“This Week In Movies” – ‘The Tourist,’ ‘Chronicles Of Narnia,’ ‘The Fighter’
By Pete Hammond
HollywoodNews.com: Jolie. Depp. Narnia. Brand names all that led the pre-holiday boxoffice with a whimper , not a bang this weekend. So what’s the deal with “The Tourist?” I mean Jolie is arguably the biggest female box office star in the world right now, particularly in something as commercial as this light thriller set in Paris and Venice. Depp had a billion dollar grosser in his most recent, “Alice In Wonderland” earlier this year. Producer Graham King won a Best Picture Oscar for the hit “The Departed.” It marks the Hollywood major studio debut of director Florian Henckel VonDonnersmarck who won an Oscar for his critically acclaimed Foreign Language film winner, “The Lives Of Others” and was co-written by him with Oscar winning screenwriters Julian Fellowes (“Gosford Park”) and Christopher Quarrie (“The Usual Suspects”). The reviews though were universally dismal, only 7% positive among top critics at Rotten Tomatoes and 21% fresh overall. It’s B cinemascore rating is just okay, not terrible but this thing needs to generate strong word of mouth. Part of the initial problem is Sony’s release date. They only decided in late August to put it into the crowded holiday season, picking a date two weeks before Christmas when most of its targeted adult female audience will be otherwise engaged in holiday activities. Traditionally this audience doesn’t come out in any significant numbers until after the 25th. But if poor word of mouth sets in and the numbers drop significantly from its less-than-projected $17 million weekend haul it will probably take the international market for this old style big star Hollywood concoction to make its money back, if then. Too bad since I think Jolie has never looked more stunning that she does here in Colleen Atwood’s outfits with John Seale’s gorgeous cinematography. It’s almost like a commercial for Venice and, if nothing else, will certainly boost tourism there. The film itself is in the style of such lighter, witty 60’s thrillers like Charade and Arabesque and is based on a recent French drama, Anthony Zimmer. Look, Depp and Jolie may not be Cary Grant and Audrey Hepburn or even Arabesque’s Gregory Peck and Sophia Loren but they are fun and the picture is a real throwback. Of special note are James Newton Howard’s beautiful music score and Seale’s first rate camerawork.

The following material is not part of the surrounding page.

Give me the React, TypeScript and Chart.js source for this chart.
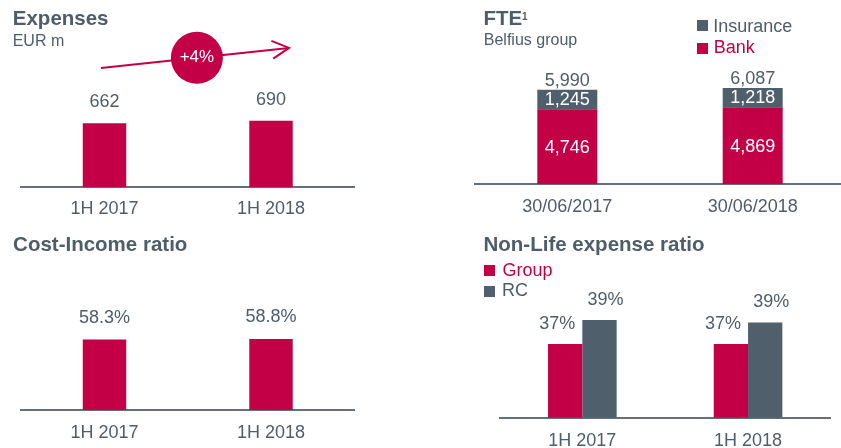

As for “The Chronicles Of Narnia: The Voyage of the Dawn Treader,” Disney which produced the first two editions threw in the towel after Prince Caspian made about $300,000 less than the first installment, “The Lion, The Witch and the Wardrobe.” Fox picked it up from Walden Media thinking there was plenty of life in it and especially by using 3D and its higher ticket prices to goose the take. Early evidence suggests that domestically it will be the least successful of all the Narnias but worldwide could rally . In fact while it made only an estimated $24 million in the U.S., it’s foreign total already stands at $81 million and climbing. It’s rotten tomatoes critical rating is right down the center at 50% but it’s A- Cinemascore is encouraging to the producers. Still Fox was hoping for something closer to mid or high $30’s and it didn’t get there. Certainly there was strong family competition from the third weekend of Disney ‘toon, “Tangled” which hung in there with $14 million but expectations were higher for these Chronicles.
The movies that made the most positive noise this weekend were on the limited release ledger. Paramount’s “The Fighter” had a knockout debut on just four screens in LA, NY and Boston (where it was shot) while last week’s arthouse darling “Black Swan” danced into just 90 screens and still made the top ten overall boxoffice list, a remarkable achievement for the dark and twisted psychological horror flick from Darren Aronofsky and starring Natalie Portman in an Oscar-bait role as a mentally disturbed prima ballerina. It is ironic that both of these films barely got made. ‘Swan’ took ten years to finally get to the screen while star Mark Wahlberg and a gaggle of producers tried in vain to get ‘Fighter’ made until Ryan Kavanaugh and Relativity Media stepped in, slashed the budget and got the picture back on track. “The Fighter,” a true story about the rocky relationship between boxing brothers Micky and Dicky Ward,was truly a passion project for Wahlberg and its early success has to be sweet.